§ TASK DETAILS: Return, without pictures, the lines from the start of the data through the one that contains "124.9, 123.0, 121.5]".

§ GIVEN DATA:
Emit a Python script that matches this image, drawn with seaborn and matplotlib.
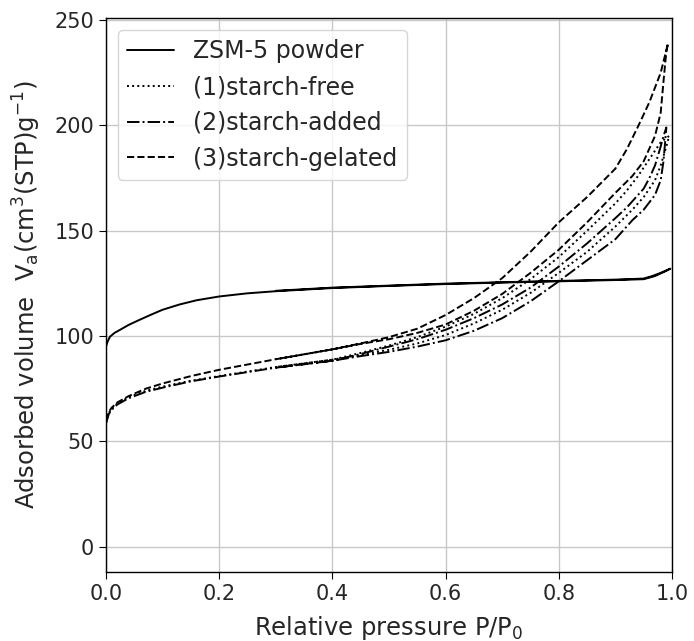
import numpy as np
import pandas as pd
import seaborn as sns
import matplotlib.pyplot as plt

# relative pressure P/P0 and adsorbed volume, adsorption (up) then desorption (down)
zsm_ads_p = [0.0, 0.003, 0.007, 0.015, 0.025, 0.04, 0.06, 0.08, 0.1, 0.13, 0.16, 0.2,
             0.25, 0.3, 0.4, 0.5, 0.6, 0.7, 0.8, 0.9, 0.95, 0.97, 0.99, 0.997]
zsm_ads_v = [95.0, 97.5, 99.7, 101.5, 103.0, 105.3, 107.8, 110.2, 112.5, 115.0, 117.0, 118.8,
             120.3, 121.3, 122.8, 123.8, 124.7, 125.4, 126.0, 126.6, 127.0, 128.5, 131.0, 132.0]
zsm_des_p = [0.997, 0.98, 0.965, 0.95, 0.9, 0.8, 0.6, 0.4, 0.3]
zsm_des_v = [132.0, 130.0, 128.5, 127.3, 126.8, 126.2, 124.9, 123.0, 121.5]

low_p = [0.0, 0.005, 0.01, 0.02, 0.04, 0.07, 0.1, 0.15, 0.2, 0.3, 0.4]
hi_ads_p = [0.45, 0.5, 0.55, 0.6, 0.65, 0.7, 0.75, 0.8, 0.85, 0.9, 0.93, 0.95, 0.97, 0.98]
des_p = [0.9, 0.85, 0.8, 0.75, 0.7, 0.65, 0.6, 0.55, 0.5, 0.45, 0.4, 0.3]

# (1) starch-free
free_low_v = [59.0, 63.5, 65.5, 68.0, 71.0, 74.0, 76.0, 78.8, 81.0, 85.3, 88.8]
free_ads_v = [91.0, 93.5, 96.5, 100.5, 106.0, 112.5, 120.5, 130.0, 140.0, 152.0, 160.0, 166.0, 174.0, 181.0]
free_top_p = [0.99, 0.995, 0.98, 0.96, 0.94, 0.92]
free_top_v = [190.0, 195.0, 192.0, 184.0, 176.0, 169.0]
free_des_v = [163.0, 150.0, 137.5, 127.0, 118.0, 110.5, 104.5, 99.5, 95.5, 92.0, 88.8, 85.3]

# (2) starch-added
added_low_v = [58.5, 63.0, 65.0, 67.5, 70.5, 73.5, 75.5, 78.5, 80.8, 85.0, 88.3]
added_ads_v = [90.5, 92.5, 95.0, 98.0, 102.5, 108.5, 116.5, 126.0, 136.0, 146.0, 155.0, 160.0, 167.0, 174.0]
added_top_p = [0.985, 0.99, 0.985, 0.98, 0.97, 0.96, 0.95, 0.92]
added_top_v = [183.0, 199.0, 195.0, 190.0, 181.0, 175.0, 170.0, 161.0]
added_des_v = [156.0, 144.0, 133.0, 123.0, 115.0, 108.5, 103.0, 98.5, 95.0, 91.5, 88.3, 85.0]

# (3) starch-gelated
gel_low_v = [60.0, 64.0, 66.0, 68.5, 71.5, 75.0, 77.5, 81.0, 84.0, 89.0, 93.7]
gel_ads_v = [96.3, 98.5, 101.5, 105.5, 112.0, 120.0, 130.0, 141.0, 154.0, 168.0, 176.0, 183.0, 195.0, 206.0]
gel_top_p = [0.985, 0.99, 0.993, 0.98, 0.96, 0.94, 0.92]
gel_top_v = [221.0, 235.0, 239.0, 225.0, 211.0, 199.5, 188.6]
gel_des_v = [179.5, 166.0, 154.0, 140.0, 127.5, 118.0, 110.0, 103.5, 99.5, 96.5, 93.7, 89.0]

labels = ['ZSM-5 powder', '(1)starch-free', '(2)starch-added', '(3)starch-gelated']


def loop(low, ads, top_p, top_v, des):
    p = low_p + hi_ads_p + top_p + des_p
    v = low + ads + top_v + des
    return pd.DataFrame({'p': p, 'v': v})


zsm = pd.DataFrame({'p': zsm_ads_p + zsm_des_p, 'v': zsm_ads_v + zsm_des_v})
free = loop(free_low_v, free_ads_v, free_top_p, free_top_v, free_des_v)
added = loop(added_low_v, added_ads_v, added_top_p, added_top_v, added_des_v)
gel = loop(gel_low_v, gel_ads_v, gel_top_p, gel_top_v, gel_des_v)

sns.set_style('ticks')
plt.rcParams['font.family'] = ['DejaVu Sans']

fig = plt.figure(figsize=(6.94, 6.41), dpi=100)
ax = fig.add_axes([106 / 694, 1 - 572 / 641, 566 / 694, 554 / 641])

styles = ['-', ':', '-.', '--']
for df, lab, ls in zip([zsm, free, added, gel], labels, styles):
    sns.lineplot(data=df, x='p', y='v', sort=False, estimator=None, color='k',
                 linestyle=ls, linewidth=1.4, label=lab, ax=ax)

ax.set_xlim(0, 1.0)
ax.set_ylim(-12, 251)
ax.set_xticks(np.arange(0, 1.01, 0.2))
ax.set_yticks(np.arange(0, 251, 50))
ax.grid(True, color='#c8c8c8', linewidth=1.0)
ax.tick_params(labelsize=15, direction='out', length=5, color='k')
for s in ax.spines.values():
    s.set_color('k')
    s.set_linewidth(1.0)

ax.set_xlabel('Relative pressure P/P$_0$', fontsize=17.5, labelpad=7)
ax.set_ylabel('Adsorbed volume  V$_\\mathrm{a}$(cm$^3$(STP)g$^{-1}$)', fontsize=17.5,
              labelpad=8)

ax.legend(loc='upper left', fontsize=17, frameon=True, handlelength=2.0,
          borderaxespad=0.5)

fig.savefig('out.png', dpi=100)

§ FINAL RESULT:
Emit a Python script that matches this image, drawn with seaborn and matplotlib.
import numpy as np
import pandas as pd
import seaborn as sns
import matplotlib.pyplot as plt

# relative pressure P/P0 and adsorbed volume, adsorption (up) then desorption (down)
zsm_ads_p = [0.0, 0.003, 0.007, 0.015, 0.025, 0.04, 0.06, 0.08, 0.1, 0.13, 0.16, 0.2,
             0.25, 0.3, 0.4, 0.5, 0.6, 0.7, 0.8, 0.9, 0.95, 0.97, 0.99, 0.997]
zsm_ads_v = [95.0, 97.5, 99.7, 101.5, 103.0, 105.3, 107.8, 110.2, 112.5, 115.0, 117.0, 118.8,
             120.3, 121.3, 122.8, 123.8, 124.7, 125.4, 126.0, 126.6, 127.0, 128.5, 131.0, 132.0]
zsm_des_p = [0.997, 0.98, 0.965, 0.95, 0.9, 0.8, 0.6, 0.4, 0.3]
zsm_des_v = [132.0, 130.0, 128.5, 127.3, 126.8, 126.2, 124.9, 123.0, 121.5]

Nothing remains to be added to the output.